Spokesperson Stephanie Grisham said that Trump condemned the video “based on what he had heard” about its content. But this condemnation seemed incongruous with an administration that has done nothing but encourage a contemptuous view of the press. That’s part of why the White House Correspondents’ Association took umbrage at the video. Data analysis conducted by the Committee to Protect Journalists demonstrates that Trump’s Twitter referendums on the press have escalated during his time in office, beginning with his accusations of “fake news” and now ringing with more sinister overtones as he directly refers to the press as “the enemy of the people.” As news outlets report on Trump in ways his base doesn’t like, he weaponizes their backlash, fueling their confirmation bias at the expense of the credibility and personal safety of journalists. A single tweet from the president belittling the press can birth tens of thousands of memes in its wake.
The MAGA meme community seizes particularly on the image of Trump as a medieval crusader, which implies him as a divinely appointed magistrate ridding sacred lands of strangers, liars, and apostates. It makes perfect sense to cast a narcissistic xenophobic leader in this type of role. Except Trump the Crusader is targeting the press as his heretical entity, pointing them out as a source of harmful misinformation that must be destroyed (even as he himself proves to be a frequent source of harmful misinformation). He becomes their stand-in, acting upon this group’s desire for revenge against their perceived foes. Such sentiments are an electric current crackling under the discourse in forums like r/DrainTheSwamp and r/The_Donald, burning when exposed to light. (Worth noting: r/The_Donald has been held in “quarantine” by Reddit after members repeatedly called for violence against public officials and made other threatening comments, such as implying that anti-Trump dissenters should get “free helicopter rides,” alluding to how Chilean dictator Augusto Pinochet’s regime would murder dissidents.)

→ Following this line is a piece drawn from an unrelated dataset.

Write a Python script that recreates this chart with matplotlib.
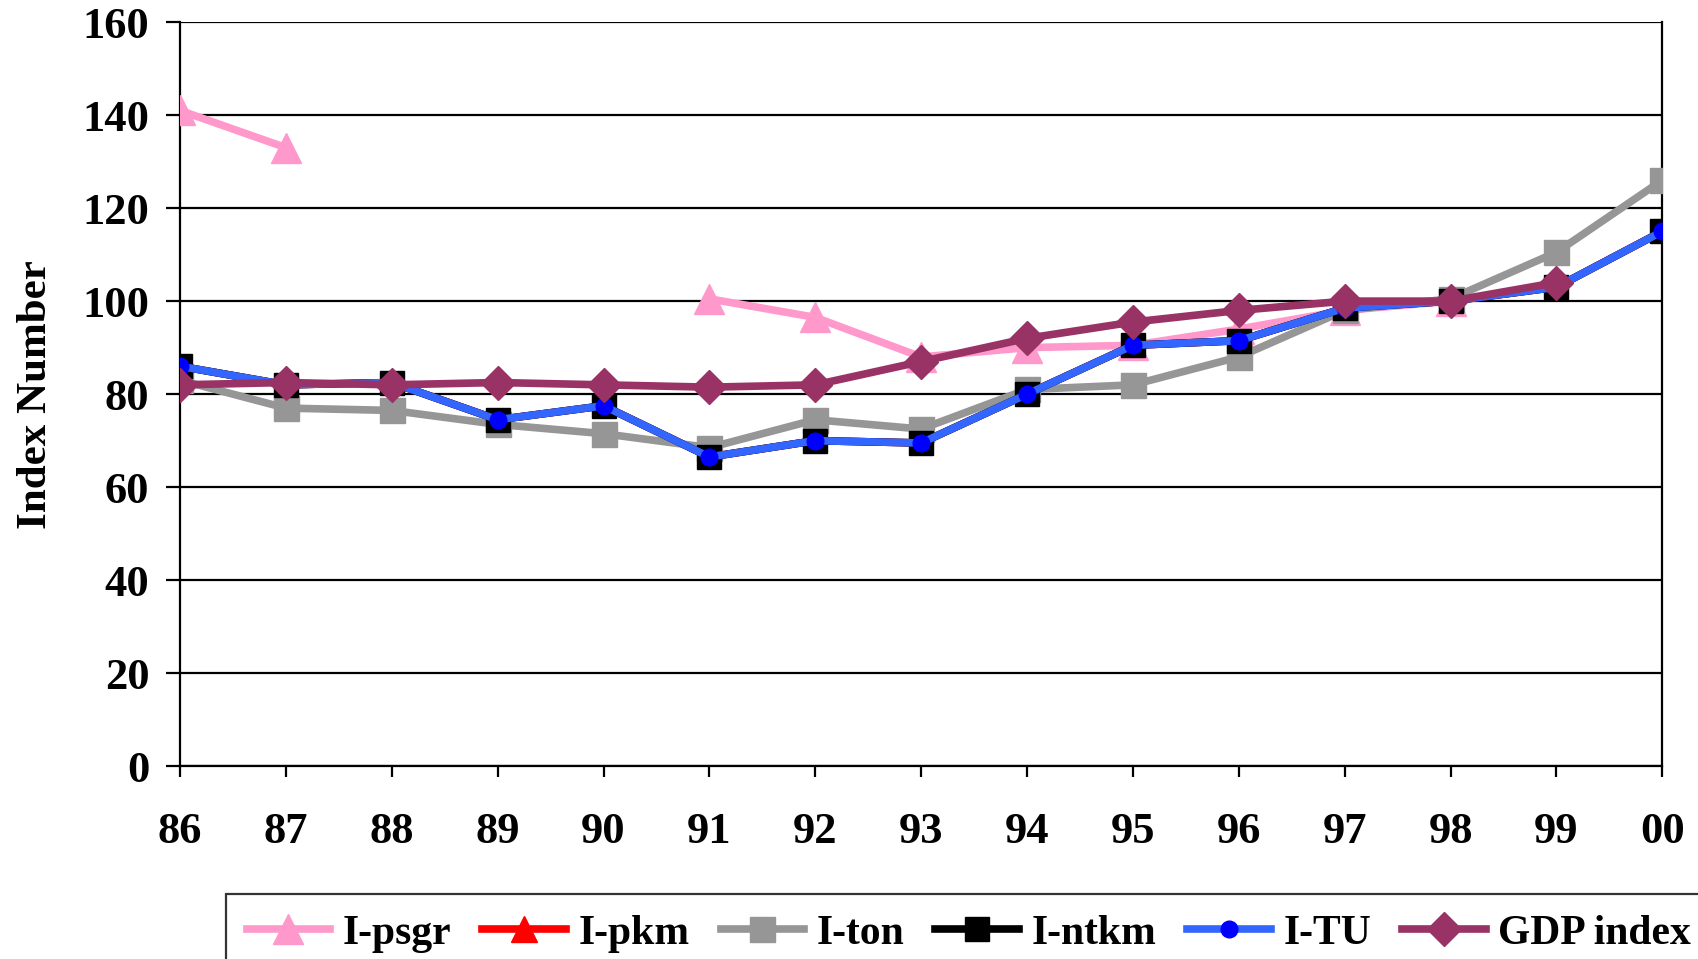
import numpy as np
import matplotlib.pyplot as plt

plt.rcParams['font.family'] = ['Liberation Serif', 'DejaVu Serif']
plt.rcParams['font.weight'] = 'bold'

years = ['86', '87', '88', '89', '90', '91', '92', '93', '94', '95', '96', '97', '98', '99', '00']
nan = np.nan

i_psgr = [141, 133, nan, nan, nan, 100.5, 96.5, 88, 90, 90.5, 94, 98, 100, nan, nan]
i_pkm = [86, 82, 82.5, 74.5, 77.5, 66.5, 70, 69.5, 80, 90.5, 91.5, 98.5, 100, 103, 115]
i_ton = [83, 77, 76.5, 73.5, 71.5, 68.5, 74.5, 72.5, 81, 82, 88, 98, 100.5, 110.5, 126]
i_ntkm = [86, 82, 82.5, 74.5, 77.5, 66.5, 70, 69.5, 80, 90.5, 91.5, 98.5, 100, 103, 115]
i_tu = [86, 82, 82.5, 74.5, 77.5, 66.5, 70, 69.5, 80, 90.5, 91.5, 98.5, 100, 103, 115]
gdp = [82, 82.5, 82, 82.5, 82, 81.5, 82, 87, 92, 95.5, 98, 100, 100, 104, nan]

fig = plt.figure(figsize=(16.98, 9.59), dpi=100)
ax = fig.add_axes([0.106, 0.201, 0.873, 0.776])

x = np.arange(len(years))
lw = 5.5
ax.plot(x, i_psgr, color='#FF99CC', lw=lw, marker='^', ms=21, label='I-psgr', zorder=3)
ax.plot(x, i_pkm, color='#FF0000', lw=lw, marker='^', ms=10, label='I-pkm', zorder=3)
ax.plot(x, i_ton, color='#969696', lw=lw, marker='s', ms=18, label='I-ton', zorder=3)
ax.plot(x, i_ntkm, color='#000000', lw=lw, marker='s', ms=17, label='I-ntkm', zorder=3)
ax.plot(x, i_tu, color='#3366FF', lw=lw, marker='o', mfc='#0000FF', mec='#0000FF', ms=12, label='I-TU', zorder=3)
ax.plot(x, gdp, color='#993366', lw=lw, marker='D', ms=17, label='GDP index', zorder=3)

ax.set_xlim(0, len(years) - 1)
ax.set_ylim(0, 160)
ax.set_yticks(np.arange(0, 161, 20))
ax.set_xticks(x)
ax.set_xticklabels(years)
ax.yaxis.grid(True, color='black', lw=1.6)
ax.set_axisbelow(True)
for s in ['left', 'right', 'bottom']:
    ax.spines[s].set_linewidth(1.6)
ax.spines['top'].set_visible(False)
ax.tick_params(axis='x', length=8, width=1.6, pad=25, labelsize=32)
ax.tick_params(axis='y', length=10, width=1.6, pad=12, labelsize=32)
ax.set_ylabel('Index Number', fontsize=31, fontweight='bold', labelpad=20)

leg = fig.legend(loc='upper left', bbox_to_anchor=(0.133, 0.068), ncol=6, fontsize=30,
                 frameon=True, fancybox=False, edgecolor='black', handlelength=2.0,
                 handletextpad=0.3, columnspacing=0.75, borderpad=0.5, borderaxespad=0)
leg.get_frame().set_linewidth(1.6)
leg.legend_handles[1].set_markersize(19)

fig.savefig('out.png', dpi=100)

Memes often carry a sense of ironic detachment. It’s just a joke, except when it’s not. Nobody’s meant to take it seriously, except for the people who do. For Trump, a meme is a comprehensive and direct way to cut out the middleman of the media. (Remember last year, when he retweeted a meme of his political rivals behind bars?) His denial of any violent intent suggests a complete lack of understanding of how memes blur the lines between humor and reality — and that’s the most charitable reading. At worst, it suggests a man who understands how “irony” can be a thin fig leaf for spreading hate and activating real violence.